Ed is the Organist at YANKEE STADIUM
Ed plays the B-3

Ed Alstrom in his own words:
I suppose I have been a Hammond Organ artist since age five, when I learned to play keyboard on my Father’s M-3 (we didn’t even get a piano ‘til I was 12). A few years later, Dad bartered some plumbing work for a B-3, and that was it for me. In fact, it still is, since that very organ, a late 50’s classic, still lives in my basement. And I recorded my 2009 Hammond CD, ‘Getting’ Organized’, on that organ.
I studied classical organ as a kid, attended Westminster Choir College, and got a degree in Organ Performance (I played lots of bass pedals on Bach music there). But all along, I was playing organ and piano in bands and on all types of gigs. I still put those classical chops to use in my church jobs, the latest of which is at Central Presbyterian Church in Montclair, NJ (www.centralpresbyterian.net). I started to focus more on playing jazz on Dad’s Hammond when I heard Larry Young’s ‘Unity’ album, which I’m sure is the Alpha and Omega of jazz organ works like it is for me. Also, since my Dad’s record collection was heavy on Lenny Dee, Ethel Smith, Klaus Wunderlich, etc., I had real good grounding in the 50s/60s pop styles, too.
I was the Product Manager for Casio Music Instruments for many years. Along the way, I have been fortunate to play keyboards with a lot of big names, including Herbie Hancock, Chuck Berry, Bette Midler, Dion, Leonard Bernstein, Odetta, Stanley Jordan, Chubby Checker, John Lloyd Young, Rick Derringer, Al Kooper, Ronnie Spector, Uncle Floyd, Steely Dan, Phoebe Snow, Eddie Brigati, Eddie Fisher, Joe Walsh, Darlene Love, Paul Shaffer, Buster Poindexter, Levon Helm, Zubin Mehta, Bettye Lavette, Peter Hoffman, and many others. I’ve played a lot of shows on Broadway and off. And I hosted a radio show in NJ highlighting 50s/60s pop organ for a couple of years.
I reached a milestone when in 2004 I became the organist at Yankee Stadium, replacing the great Hammond legend Eddie Layton. This was a dream come true for me; I remember my Dad taking me to ballgames here in New York as a kid, and hearing Layton and Jane Jarvis (the Mets’ organist in the early days), and thinking, ‘Wow, baseball… organ… I wanna do that’. Never dreamed it was possible that I’d be doing it! So, if you’re at a Yankee game on Saturdays or Sundays and have a request for my 15-minute pre-game spot, lemme know.
Over the years, I’ve gravitated toward the Hammond whenever possible. and tried to master all the tonal possibilities that it has. In this regard, I learned a lot from Eddie Layton, my predecessor at Yankee Stadium, and a Hammond endorsee and star in his own right. If you are not hip to the amazing timbral bag of tricks that this man had, you owe it yourself to check his late 50s-early 60s material out. Much of this is out of print; I own and have ingested all of it. Layton could not only accurately simulate most any instrument on a B-3; he could do trains, planes, earthquakes, cats, birds, wind, heartbeats… wow. You’ll definitely have your eyes opened by what Layton could do with a Hammond, and his work at the Stadium didn’t even scratch the surface.

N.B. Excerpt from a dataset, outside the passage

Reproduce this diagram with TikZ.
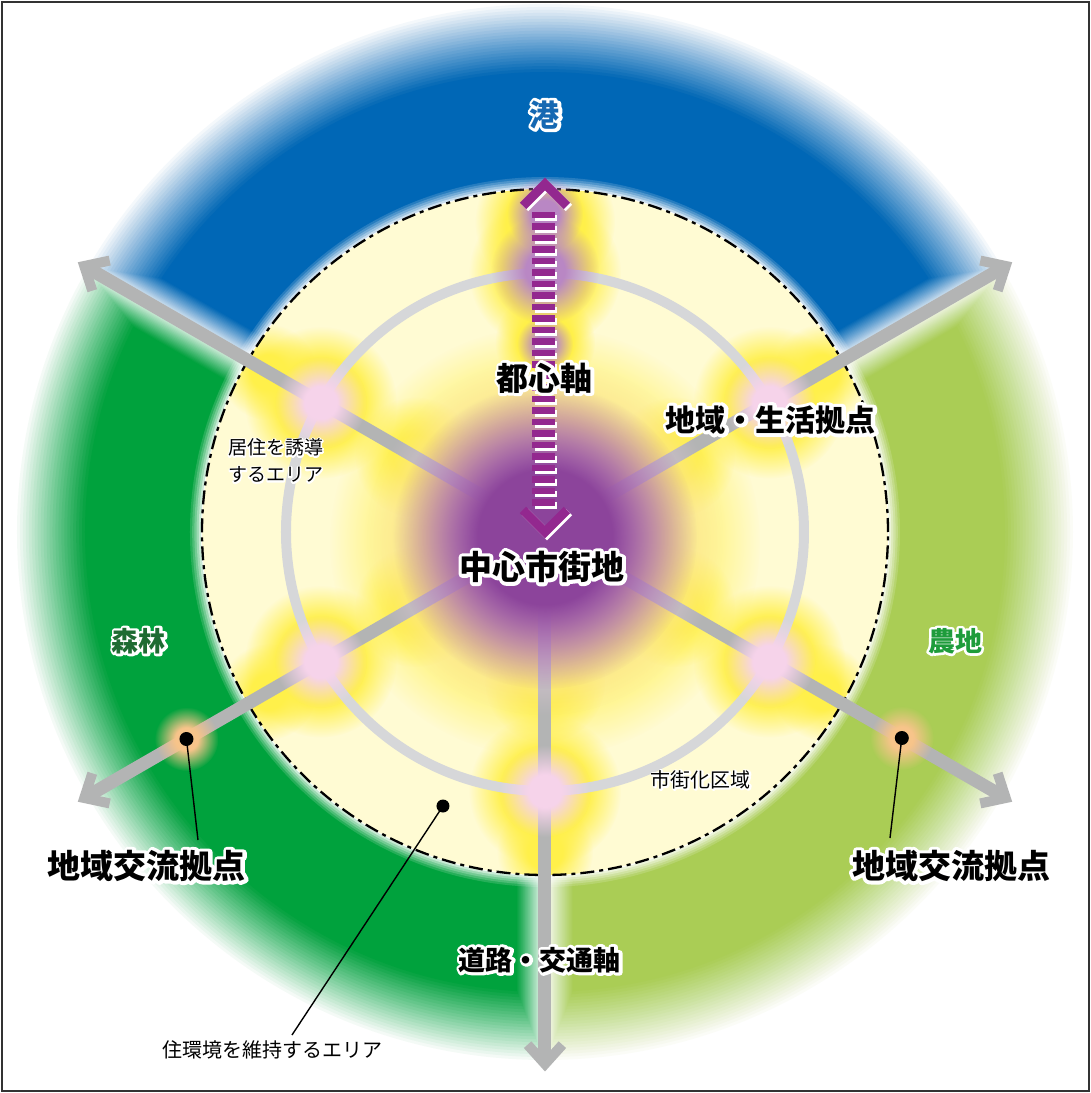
\documentclass[tikz,border=0pt]{standalone}
\usepackage{fontspec}
\setmainfont{Noto Sans CJK JP}
\usetikzlibrary{calc,fadings}
\definecolor{blueS}{HTML}{0067B6}
\definecolor{portT}{HTML}{1668B2}
\definecolor{dgreenS}{HTML}{00A23D}
\definecolor{lgreenS}{HTML}{AACD55}
\definecolor{paleY}{HTML}{FFFBD3}
\definecolor{glowY}{HTML}{FFF04A}
\definecolor{pinkN}{HTML}{F6D3EA}
\definecolor{purpC}{HTML}{8C449B}
\definecolor{lavT}{HTML}{B987C4}
\definecolor{axisP}{HTML}{93288F}
\definecolor{roadG}{HTML}{B3B4B4}
\definecolor{ringG}{HTML}{D6D7D9}
\definecolor{orangeG}{HTML}{F7C48A}
\definecolor{forestT}{HTML}{1E6B32}
\definecolor{farmT}{HTML}{1E9C3B}
\pgfdeclareradialshading{softsh}{\pgfpointorigin}{color(0bp)=(white); color(9bp)=(white); color(25bp)=(black); color(50bp)=(black)}
\pgfdeclarefading{softf}{\pgfuseshading{softsh}}
\pgfdeclareradialshading{edgesh}{\pgfpointorigin}{color(0bp)=(white); color(14bp)=(white); color(25bp)=(black); color(50bp)=(black)}
\pgfdeclarefading{edgef}{\pgfuseshading{edgesh}}
\pgfdeclareradialshading{midsh}{\pgfpointorigin}{color(0bp)=(white); color(11bp)=(white); color(25bp)=(black); color(50bp)=(black)}
\pgfdeclarefading{midf}{\pgfuseshading{midsh}}
% text with a white outline: stroked white copy under the coloured text
\newcommand\halo[3]{%
  \rlap{\color{white}\special{pdf:literal direct 1 Tr #1 w 1 j 1 1 1 RG}#3\special{pdf:literal direct 0 Tr}}%
  {\color{#2}#3}}
\begin{document}
\begin{tikzpicture}[x=1pt,y=1pt,
  roadline/.style={draw=roadG, line width=13pt, line cap=butt},
  roadtip/.style={draw=roadG, line width=10pt, line join=miter, line cap=butt},
  glowfill/.style={fill=#1, path fading=softf},
  yglow/.style={fill=glowY, path fading=edgef},
  blackdot/.style={circle, fill=black, inner sep=0pt, minimum size=14pt},
  lbl/.style={inner sep=0pt, font=\bfseries\fontsize{#1}{#1}\selectfont},
  smalltxt/.style={inner sep=0pt, font=\fontsize{#1}{#1}\selectfont},
  leader/.style={draw=black, line width=1.4pt}]
\useasboundingbox (-545,-561) rectangle (546,532);
\fill[white] (-545,-561) rectangle (546,532);
% outer sectors with soft edges
\foreach \col/\aa in {blueS/30, dgreenS/150, lgreenS/270}{
  \foreach \k in {1,...,24}{
    \pgfmathsetmacro\R{528-68*(\k-1)/23}
    \pgfmathsetmacro\dd{(1+27*(\k-1)/23)*1.1547}
    \pgfmathsetmacro\op{1/(25-\k)}
    \pgfmathsetmacro\bb{\aa+60}
    \pgfmathsetmacro\cc{\aa+120}
    \pgfmathsetmacro\cx{\dd*cos(\bb)}
    \pgfmathsetmacro\cy{\dd*sin(\bb)}
    \begin{scope}
      \clip (0,0) circle (\R);
      \fill[\col, opacity=\op] (\cx,\cy) -- ++(\aa:1200) -- ($(\cx,\cy)+(\bb:2400)$) -- ($(\cx,\cy)+(\cc:1200)$) -- cycle;
    \end{scope}
  }
}
% white glow around urban disk
\foreach \k in {1,...,6}{
  \pgfmathsetmacro\R{355-11*(\k-1)/5}
  \pgfmathsetmacro\op{0.9/(7-\k)}
  \fill[white, opacity=\op] (0,0) circle (\R);
}
\coordinate (c) at (0,0);
\fill[paleY] (c) circle (343);
% yellow glows
\begin{scope}
  \clip (0,0) circle (343);
  \fill[yglow] (0,-10) circle (215);
  \foreach \a in {90,150,210,270,330,30} \fill[yglow] (\a:259) circle (76);
  \foreach \a in {150,210,270,330,30} \fill[glowfill=glowY] (\a:320) circle (48);
  \foreach \a in {150,210,270,330,30} \fill[glowfill=glowY] (\a:150) circle (60);
  \fill[yglow] (0,310) circle (70);
  \fill[yglow] (0,190) circle (50);
\end{scope}
% ring and boundary
\draw[ringG, line width=10pt] (c) circle (259);
\draw[black, line width=2.3pt, dash pattern=on 14pt off 5pt on 4pt off 5pt] (c) circle (343);
% roads
\foreach \a in {150,210,270,330,30}{
  \coordinate (rv\a) at (\a:532);
  \draw[roadline] (c) -- (rv\a);
  \draw[roadtip] ($(rv\a)+(\a+138:26)$) -- (rv\a) -- ($(rv\a)+(\a-138:26)$);
}
% hubs
\fill[glowfill=pinkN] (0,-5) circle (178);
\fill[purpC, path fading=midf] (0,-5) circle (152);
\foreach \a in {150,210,270,330,30} \fill[glowfill=pinkN] (\a:259) circle (46);
\fill[glowfill=lavT] (0,262) circle (54);
\fill[glowfill=lavT] (0,318) circle (38);
\fill[glowfill=lavT] (0,188) circle (28);
% regional exchange points
\fill[glowfill=orangeG] (210:414) circle (32);
\fill[glowfill=orangeG] (330:412) circle (32);
\node[blackdot] (dotL) at (210:414) {};
\node[blackdot] (dotR) at (330:412) {};
\node[blackdot, minimum size=13pt] (dotIn) at (-102,-274) {};
% central axis
\foreach \i in {0,...,25}{
  \pgfmathsetmacro\yy{317-\i*11.48}
  \fill[white] (-10,\yy-6.5) rectangle (12.5,\yy-3.5);
  \fill[white] (10,\yy-6.5) rectangle (12.5,\yy);
  \fill[axisP] (-12.5,\yy-3.5) rectangle (10,\yy+3);
}
\draw[white, line width=9pt, line join=miter] (-20,324) -- (2,346) -- (24,324);
\draw[axisP, line width=9pt, line join=miter] (-22,326) -- (0,348) -- (22,326);
\draw[white, line width=9pt, line join=miter] (-20,20) -- (2,-2) -- (24,20);
\draw[axisP, line width=9pt, line join=miter] (-22,22) -- (0,0) -- (22,22);
% labels
\node[lbl=30] (port) at (0,417) {\halo{6}{portT}{港}};
\node[lbl=32] (axisLbl) at (0,154) {\halo{6}{black}{都心軸}};
\node[lbl=30] (hubLbl) at (226,112) {\halo{7}{black}{地域・生活拠点}};
\node[inner sep=0pt, anchor=west, font=\fontsize{19}{27}\selectfont] (resid) at (-317,69) {\halo{3}{black}{\begin{tabular}{@{}l@{}}居住を誘導\\するエリア\end{tabular}}};
\node[lbl=33] (cbd) at (-3,-35) {\halo{7}{black}{中心市街地}};
\node[lbl=27] (forest) at (-406,-109) {\halo{5}{forestT}{森林}};
\node[lbl=27] (farm) at (410,-109) {\halo{5}{farmT}{農地}};
\node[smalltxt=20] (urban) at (156,-248) {\halo{3}{black}{市街化区域}};
\node[lbl=33] (exL) at (-398,-334) {\halo{7}{black}{地域交流拠点}};
\node[lbl=33] (exR) at (406,-334) {\halo{7}{black}{地域交流拠点}};
\node[lbl=27] (roadLbl) at (-5,-428) {\halo{6}{black}{道路・交通軸}};
\node[smalltxt=20] (keep) at (-272,-518) {住環境を維持するエリア};
% leaders
\coordinate (eL) at (-347,-308);
\coordinate (eR) at (345,-306);
\coordinate (eIn) at (-253,-503);
\draw[leader] (dotL.center) -- (eL);
\draw[leader] (dotR.center) -- (eR);
\draw[leader] (dotIn.center) -- (eIn);
% frame
\draw[black!80, line width=1.5pt] (-543,-559) rectangle (544,530);
\end{tikzpicture}
\end{document}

In recent years, I did a lot of recitals for the Hammond Organ Society of New Jersey, They had an X-66 with two Leslie 910s that could take a wall of out where it resided at the Rahway (NJ Senior Center. The organization has folded, but I have custody of that instrument.

Hammond is forever, the best, can never be equaled. I will always owe a huge part of my life in music to Hammond.